We have a large family by today's standards. When people learn that I am about to have our sixth child jaws drop and eyes roll back. For us, it isn't really a big deal. We always wanted to have a large family. Children are a God-given role for me. I have been a babysitter from the time I was old enough to do it. I have more than a dozen nieces and nephews. I've worked in children's ministry in one form or another for about twenty years. It is not uncommon to have a few extra children running through our house. I am not a perfect mother or parent, I lose it, I get overwhelmed with all of them at times, sometimes I wonder at my sanity and some days I can barely handle having one child around. However, in the grand scheme of things God has equipped me to have a large 'children capacity'. Not everyone has that capacity. For some one or two children is the maximum 'children capacity' that they carry. It would be absolutely wrong for me to put on that person an expectation that because they only have one or two children that they are somehow inferior or inadequate (if I have done that inadvertently to anyone reading this I sincerely apologize).
Only just recently was I convicted about my attitude in that. A dear sister in the Lord pointed out that all of our plates are full, just with different things. For some the largest portion may be children, for some the largest portion may be ministry or working in the marketplace. It is not our place to judge someone else's capacity to do certain things. I wouldn't expect my two year old to do the things that my nine year old can do, that would be ridiculous, but we do it to one another quite often.
As it says in Romans 12, "For by the grace given me I say to every one of you: Do not think of yourself more highly than you ought...Just as each of us has one body with many members, and these members do not all have the same function...We have different gifts, according to the grace given us....." Where would I be if everyone had the same size family that I do? There would be no one able to help me in a time of need. In the same way if someone is saying to me that I should be, oh, let's say, keeping five gardens so that I can feed the poor and I give myself to that at the expense of my children I will not be fulfilling my God-given task.
On the flip side of this is that we must not look at what someone else does and condemn ourselves for not being able to do the same. I do this to myself all the time. I look at what someone else is doing and think that I should be able to do that, too. This is also not right. My mother can sew faster than anyone I know. In one week she took a bunch of little scraps of fabric and made them into a completely finished quilt. It was beautiful. If I take that expectation on myself I would make myself and those around me crazy. There are many factors to look at, for one thing my mom has been sewing for far longer than I have. She no longer has children at home. She has a top of the line 'make you coffee' sewing machine. She is semi-retired. She has time, resources and skills available to her that I don't have. So I should not expect that I can do the things that she can. I need to be content with my time, resources and skills that I have at my disposal right now. There may be a season down the road in which God will give that kind of time, resource and skill but it isn't now. Sometimes the season in our life is our limiting factor.
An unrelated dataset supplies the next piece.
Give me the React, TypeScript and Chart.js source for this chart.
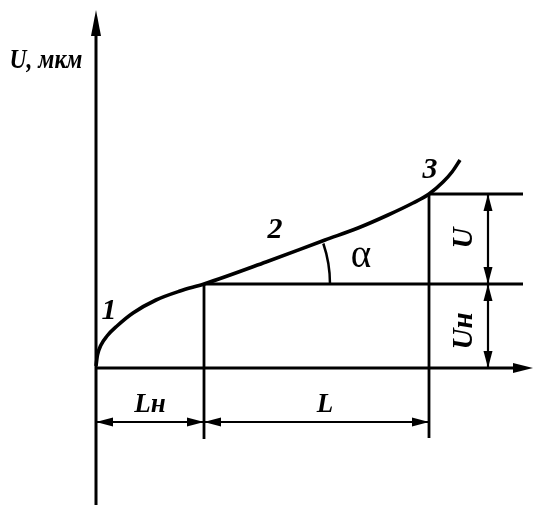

Each of us is given tasks to carry out by the Lord as it says, "We are God's workmanship, created in Christ Jesus to do good works, which God prepared in advance for us to do." (Eph 2:10) To some He will give the task of leading multitudes and to some He will give the task of working with their hands. As it says in Proverbs we need to look well to the ways of our household. Not all of us can sing or dance or draw. Not all of us can teach, weld or sail a ship. Be content with the tasks that God has assigned to you right now. They may be different than what you used to do. They may change in the future.
There is something that we can expect with all hope and no fear, that God will do what He says He will. All His promises will come to pass. That is, indeed, a great expectation.